### What this task involves
Scan the data beneath this task and copy each line that includes "matplotlib".

### Supplied material
****

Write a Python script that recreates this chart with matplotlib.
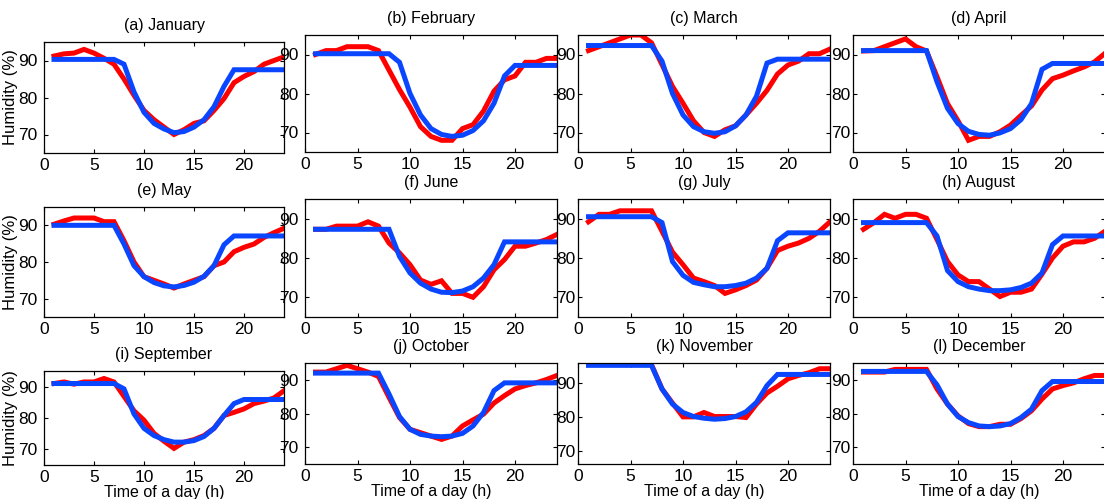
import matplotlib
matplotlib.use("Agg")
import matplotlib.pyplot as plt

plt.rcParams['font.family'] = ['Liberation Sans', 'DejaVu Sans']
plt.rcParams['font.size'] = 11.5

hours = list(range(1, 25))

titles = ['(a) January', '(b) February', '(c) March', '(d) April',
          '(e) May', '(f) June', '(g) July', '(h) August',
          '(i) September', '(j) October', '(k) November', '(l) December']

# measured humidity (red)
measured = [
    [91.2, 91.8, 92, 93, 92, 90.6, 89, 85, 80.6, 76.5, 74, 72, 70, 71.3, 73, 73.7, 76.5, 79.7, 84, 85.7, 87, 89, 90, 91],
    [90, 91, 91, 92, 92, 92, 91, 86, 81, 76.5, 71.5, 69, 68, 68, 71, 72, 75.5, 80.6, 83.5, 84.5, 88, 88, 89, 89],
    [91, 92, 93, 94, 95, 95, 93, 87.4, 81.8, 77.5, 73, 70, 69, 70.7, 71.7, 74.5, 77.5, 80.8, 85, 87.3, 88.3, 90.2, 90.2, 91.4],
    [90.9, 91, 92, 93, 94, 92, 90.9, 84.3, 77.4, 73, 68, 69, 69, 70.2, 71.9, 74.4, 76.8, 80.9, 83.8, 84.7, 85.8, 86.8, 88.1, 90.3],
    [90.3, 91.2, 92, 92, 92, 91, 91, 85.8, 80, 76, 75, 74, 72.9, 74, 75, 76, 79, 80, 82.8, 84, 84.9, 86.7, 88, 89.2],
    [87.3, 87.3, 88.1, 88.1, 88.1, 89.2, 88.1, 83.8, 81.3, 78.3, 74.4, 73.3, 74.2, 71, 71, 70, 72.7, 77, 79.6, 83, 83, 83.8, 84.7, 86],
    [89.2, 91.1, 91.1, 92, 92, 92, 92, 86.8, 81.5, 78.3, 74.9, 74, 73, 71, 71.9, 73, 74.4, 77.4, 81.9, 83, 83.8, 85, 86.8, 89.2],
    [87.3, 89, 91.1, 90.1, 91.1, 91.1, 90.1, 84.7, 79.1, 75.7, 74, 74, 72.1, 70.2, 71.3, 71.3, 72.1, 75.9, 80, 83, 84.1, 84.1, 85, 86.8],
    [91, 91.5, 90.8, 91.5, 91.5, 92.6, 91.5, 86.9, 82.3, 79.3, 75.1, 72.6, 70.3, 72.3, 73.1, 74.4, 76.7, 80.8, 81.8, 82.9, 84.6, 85.4, 86.4, 88.7],
    [92.3, 92.3, 93.3, 94.3, 93.3, 92.3, 91, 84.8, 78.8, 75.3, 74.3, 73.3, 72.3, 73.3, 76.3, 78.1, 79.8, 83.1, 85.3, 87.3, 88.3, 89.1, 90.1, 91.3],
    [96, 96, 96, 96, 96, 96, 95.5, 88.3, 84.1, 80, 80, 81.3, 80.1, 80.1, 80.1, 79.8, 83.8, 87.1, 89.1, 91.3, 92.3, 93.1, 94.3, 94.3],
    [92.3, 92.3, 92.3, 93.1, 93.1, 93.1, 93.1, 87.3, 82.8, 79.3, 77, 76.1, 76.1, 76.8, 76.8, 78.5, 80.8, 84.3, 87.3, 88.3, 89.1, 90.3, 91.3, 91.3],
]

# model humidity (blue)
model = [
    [90.3, 90.3, 90.3, 90.3, 90.3, 90.3, 90.3, 89, 81.5, 76, 73, 71.5, 70.5, 70.8, 72, 74, 77.5, 83, 87.5, 87.5, 87.5, 87.5, 87.5, 87.5],
    [90.2, 90.2, 90.2, 90.2, 90.2, 90.2, 90.2, 90.2, 88, 80, 74.5, 71, 69.5, 69, 69.3, 70.5, 73, 77.5, 84.5, 87.2, 87.2, 87.2, 87.2, 87.2],
    [92.3, 92.3, 92.3, 92.3, 92.3, 92.3, 92.3, 88.3, 80, 74.5, 71.5, 70.2, 69.8, 70.2, 71.7, 74.5, 79.3, 87.8, 88.8, 88.8, 88.8, 88.8, 88.8, 88.8],
    [91, 91, 91, 91, 91, 91, 91, 83, 76.2, 72.3, 70.3, 69.5, 69.3, 69.9, 71, 73.3, 77.4, 86.2, 87.7, 87.7, 87.7, 87.7, 87.7, 87.7],
    [90, 90, 90, 90, 90, 90, 90, 84.9, 79, 76, 74.4, 73.5, 73.2, 73.6, 74.5, 76.1, 79, 84.7, 87.1, 87.1, 87.1, 87.1, 87.1, 87.1],
    [87.3, 87.3, 87.3, 87.3, 87.3, 87.3, 87.3, 87.3, 80.4, 76.2, 73.6, 72.1, 71.3, 71.2, 71.6, 72.7, 74.9, 78.3, 84.1, 84.1, 84.1, 84.1, 84.1, 84.1],
    [90.5, 90.5, 90.5, 90.5, 90.5, 90.5, 90.5, 89, 79.1, 75.6, 73.8, 73.2, 72.7, 72.7, 73, 73.6, 74.9, 77.4, 84.4, 86.4, 86.4, 86.4, 86.4, 86.4],
    [89, 89, 89, 89, 89, 89, 89, 85.6, 76.8, 74, 72.7, 72.1, 71.7, 71.7, 71.9, 72.5, 73.6, 76.2, 83.4, 85.6, 85.6, 85.6, 85.6, 85.6],
    [91, 91, 91, 91, 91, 91, 91, 89.3, 81.3, 76.7, 74.4, 73.1, 72.3, 72.3, 72.8, 74.1, 76.7, 80.8, 84.6, 85.9, 85.9, 85.9, 85.9, 85.9],
    [92, 92, 92, 92, 92, 92, 92, 85.8, 79.1, 75.3, 73.8, 73.3, 73.1, 73.3, 74.1, 76.3, 80.3, 86.8, 89.1, 89.1, 89.1, 89.1, 89.1, 89.1],
    [95.3, 95.3, 95.3, 95.3, 95.3, 95.3, 95.3, 88.3, 83.8, 81.3, 80.1, 79.6, 79.3, 79.5, 80.1, 81.5, 84.3, 89.3, 92.6, 92.6, 92.6, 92.6, 92.6, 92.6],
    [92.5, 92.5, 92.5, 92.5, 92.5, 92.5, 92.5, 88.5, 82.8, 79.1, 77.3, 76.3, 76.1, 76.3, 77, 78.8, 81.3, 86.8, 89.5, 89.5, 89.5, 89.5, 89.5, 89.5],
]

ylims = [(65, 95)] * 10 + [(66, 96), (65, 95)]

W, H = 1104, 499
fig = plt.figure(figsize=(W / 100, H / 100), dpi=100)

# panel boxes in pixels: left, width per column; top, bottom per row
col_left = [44, 305, 578, 853]
col_width = [240, 252, 252, 252]
rows_first = [(42, 153), (207, 317), (371, 465)]
rows_other = [(35, 152), (199, 317), (363, 464)]
ypad = [4.5, 4.5, 2, 2]

for i in range(12):
    r, c = divmod(i, 4)
    top, bot = (rows_first if c == 0 else rows_other)[r]
    ax = fig.add_axes([col_left[c] / W, 1 - bot / H, col_width[c] / W, (bot - top) / H])
    ax.plot(hours, measured[i], color='#ff0000', lw=3.6, solid_joinstyle='miter')
    ax.plot(hours, model[i], color='#0a46ff', lw=3.6, solid_joinstyle='miter')
    ax.set_xlim(0, 24)
    ax.set_ylim(*ylims[i])
    ax.set_xticks([0, 5, 10, 15, 20])
    ax.set_yticks([70, 80, 90])
    ax.tick_params(direction='in', top=True, right=True, length=3, width=0.8,
                   labelsize=12.5)
    ax.tick_params(axis='y', pad=ypad[c])
    for s in ax.spines.values():
        s.set_linewidth(0.9)
    ax.set_title(titles[i], fontsize=11.5, pad=8.5)
    if c == 0:
        ax.set_ylabel('Humidity (%)', fontsize=12)
        ax.yaxis.set_label_coords(-0.11, 0.5)
    if r == 2:
        ax.set_xlabel('Time of a day (h)', labelpad=0)

fig.savefig('out.png', dpi=100)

****

### Correct result
Write a Python script that recreates this chart with matplotlib.
import matplotlib
matplotlib.use("Agg")
import matplotlib.pyplot as plt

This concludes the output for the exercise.